The Financial Conduct Authority (FCA)’s technical specialist has confirmed that the regulator will conduct several pension-related market studies over the next year, including one looking at the advice consumers are receiving in light of the new pension freedoms, and another covering non-advised sales of pension drawdown contracts.

Addressing the annual conference of financial advisers’ trade association the Institute of Financial Planning, the FCA’s Rory Percival said:

“On the non-advised side, we will look at whether customers are getting the right information and whether they are making the right decisions based on that information.

“We will also look at whether people are getting suitable advice, which is a market study so quite a big piece of work. Clearly we needed to wait until we were a number of months into the new regime before we could assess that.”

Mr Percival suggested he had concerns over the fact many people had entered into complex drawdown contracts without having an adviser to provide ongoing servicing, and over the level of charges being levied.

The introduction of the new pension freedoms on April 6 2015 – allowing all holders of money purchase pension schemes aged 55 or over to access as much of their fund as they wish, has given rise to a number of regulatory and consumer protection issues:

• The Government has commenced a consultation on the exit charges being levied by providers, and the ease of the switching process. Not all providers are offering full access to the freedoms, and so some consumers have thus been prompted to switch to another provider that will allow full access
• More financial advisers are being faced with insistent client situations, particularly where clients wish to withdraw all of their fund, but where this is not good advice due to the tax implications or other factors. The FCA, via Mr Percival, has designed a three-point strategy for advisers to use in insistent client cases
• Advisory firms are facing ever increasing regulatory costs, leaving them increasingly unable to service mass market clients who might benefit from advice on their retirement income options
• Take up of the Government’s free Pension Wise guidance service has been fairly low, and concerns have been raised over the limited experience some of the staff have

Based on an analysis of 23 providers, the FCA has revealed that 84% of consumers have not been charged a fee to switch their pension.

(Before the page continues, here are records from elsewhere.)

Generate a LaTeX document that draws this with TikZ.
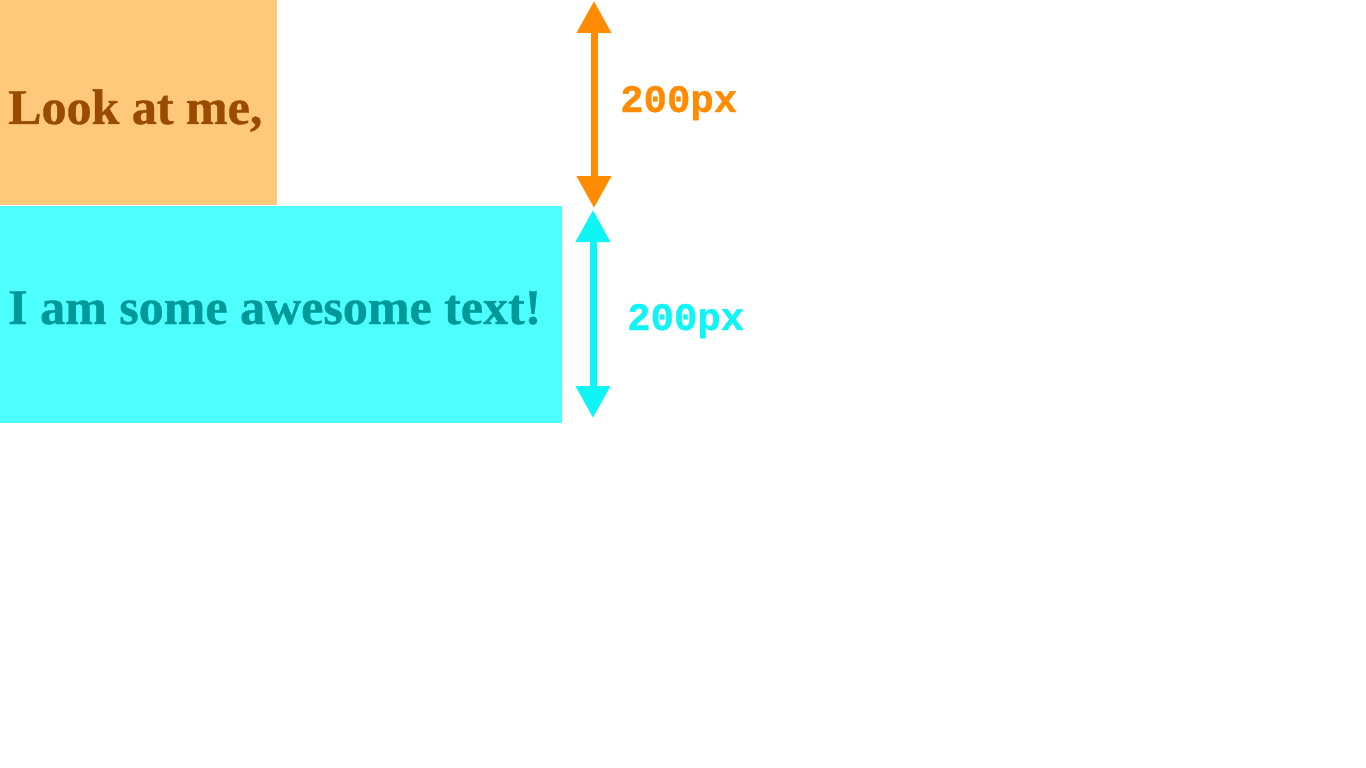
\documentclass[tikz,border=0pt]{standalone}
\usepackage{fontspec}
\newfontfamily\serifb[FakeBold=0.8]{Liberation Serif Bold}
\newfontfamily\monob[FakeBold=0.8]{Liberation Mono Bold}
\usetikzlibrary{arrows.meta}
\definecolor{boxorange}{HTML}{FFC87A}
\definecolor{txtorange}{HTML}{994C00}
\definecolor{boxcyan}{HTML}{4DFFFF}
\definecolor{txtcyan}{HTML}{009999}
\definecolor{arrorange}{HTML}{FF8C00}
\definecolor{arrcyan}{HTML}{0FF5F5}
\tikzset{
  dimarrow/.style={line width=7pt,{Triangle[width=33pt,length=32pt]}-{Triangle[width=33pt,length=32pt]}},
  bigtext/.style={font=\fontsize{50}{60}\selectfont\serifb,inner sep=0pt,anchor=base west},
  dimtext/.style={font=\fontsize{39}{46}\selectfont\monob,inner sep=0pt,anchor=base west}
}
\begin{document}
\begin{tikzpicture}[x=1pt,y=-1pt]
\useasboundingbox (0,0) rectangle (1366,768);
\fill[white] (0,0) rectangle (1366,768);
\fill[boxorange] (0,0) rectangle (277,205) coordinate (ob);
\fill[boxcyan] (0,206) rectangle (562,423) coordinate (cb);
\node[bigtext,text=txtorange] (t1) at (8,124) {Look at me,};
\node[bigtext,text=txtcyan] (t2) at (8,324) {I am some awesome text!};
\coordinate (oa1) at (594,1);
\coordinate (oa2) at (594,208);
\coordinate (ca1) at (593,210);
\coordinate (ca2) at (593,418);
\draw[dimarrow,arrorange] (oa1) -- (oa2);
\draw[dimarrow,arrcyan] (ca1) -- (ca2);
\node[dimtext,text=arrorange] (d1) at (620,112) {200px};
\node[dimtext,text=arrcyan] (d2) at (627,330) {200px};
\end{tikzpicture}
\end{document}
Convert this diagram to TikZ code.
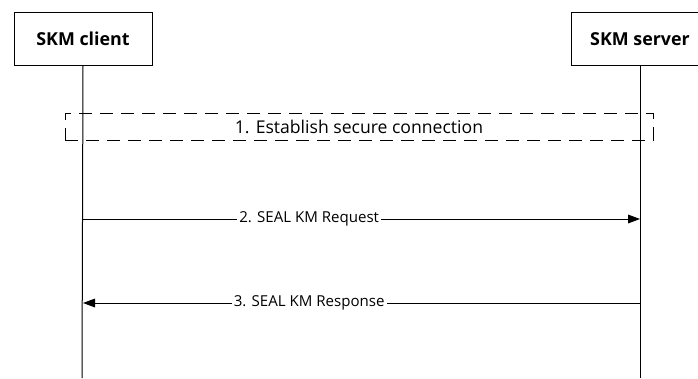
\documentclass[tikz,border=0pt]{standalone}
\usepackage{fontspec}
\setmainfont{Open Sans}
\usetikzlibrary{arrows.meta,positioning}

\tikzset{
  entity/.style={rectangle, draw=black, line width=0.75pt, minimum width=103.5pt, minimum height=39pt, font=\fontsize{13.4}{16}\selectfont\bfseries},
  lifeline/.style={line width=0.75pt},
  phase/.style={rectangle, draw=black, line width=0.75pt, dash pattern=on 9.75pt off 6pt, minimum width=441pt, minimum height=20.25pt, inner sep=0pt, font=\fontsize{13.2}{15}\selectfont},
  msg/.style={line width=0.75pt, -{Triangle[length=9pt,width=6.5pt]}},
  msglabel/.style={fill=white, inner sep=1.5pt, font=\fontsize{11.3}{14}\selectfont}
}

\begin{document}
\begin{tikzpicture}[x=0.75pt,y=-0.75pt]
            \clip (0,0) rectangle (698,378);
            % entities
            \node [entity] (client) at (83,39) {SKM client};
            \node [entity] (server) at (640,39) {SKM server};
            \coordinate (clientbot) at (82,378);
            \coordinate (serverbot) at (640,378);
            \draw[lifeline] (client.south) -- (clientbot);
            \draw[lifeline] (server.south) -- (serverbot);
            % step 1
            \node [phase] (connect) at (359,126.5) {1. Establish secure connection};
            % step 2
            \coordinate (req) at (0,219);
            \draw[msg] (client.south |- req) -- (server.south |- req) node [msglabel, pos=0.406] (reqlabel) {2. SEAL KM Request};
            % step 3
            \coordinate (resp) at (0,303);
            \draw[msg] (server.south |- resp) -- (client.south |- resp) node [msglabel, pos=0.594] (resplabel) {3. SEAL KM Response};
        \end{tikzpicture}
\end{document}
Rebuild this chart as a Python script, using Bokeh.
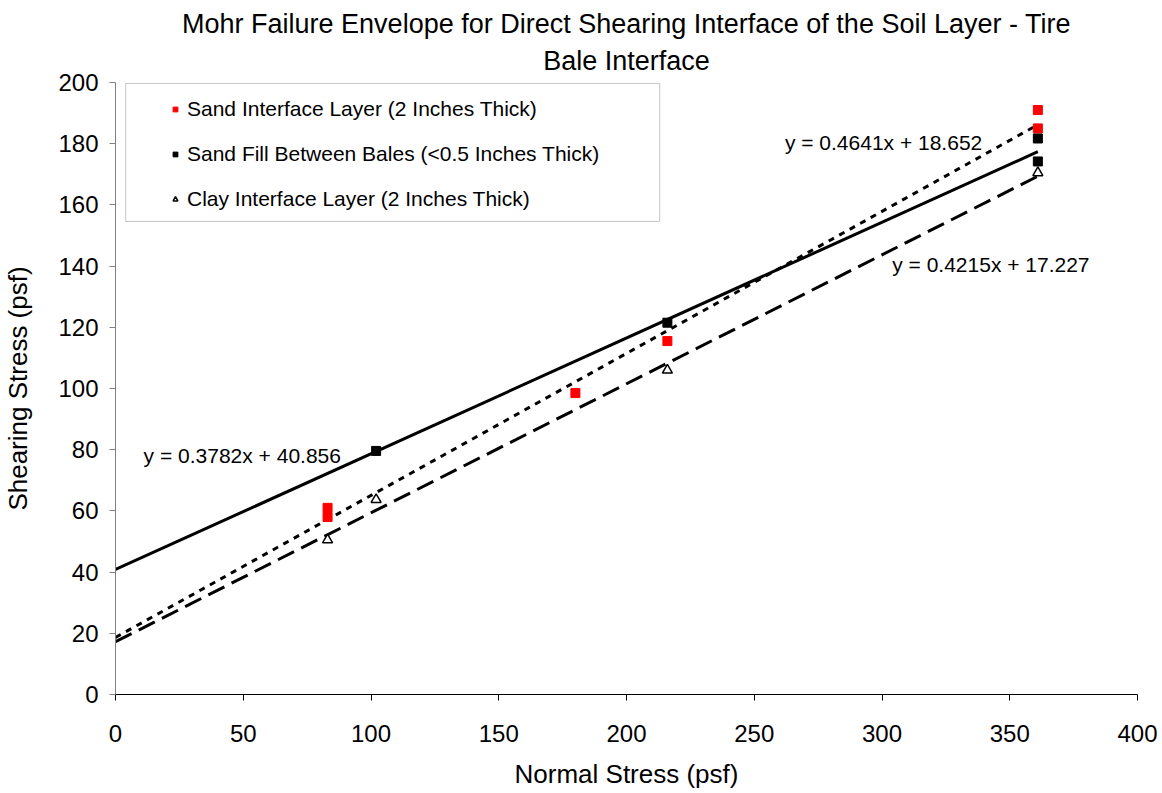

Of the 204,581 people who have accessed their pension savings between April 6 2015 and July 5 2015 (the period covered by an FCA survey):

• 57,568 (28.1%) made a full cash withdrawal of their fund (this is the new Uncrystallised Fund Pension Lump Sum or UFPLS option that became available in April)
• 53,543 (26.2%) made a partial withdrawal via a drawdown policy
• 43,094 (21.1%) used the small pots payment method – full cash withdrawal of a pension pot worth £10,000 or less
• 17,912 (8.8%) fully encashed their fund via drawdown
• 16,872 (8.2%) withdrew just the tax free lump sum of 25% of the fund as cash
• Only 12,418 (6.1%) purchased an annuity – this figure is less than one seventh of the number of annuities purchased in the equivalent time period in 2013

The information shown in this article was correct at the time of publication. Articles are not routinely reviewed and as such are not updated. Please be aware the facts, circumstances or legal position may change after publication of the article.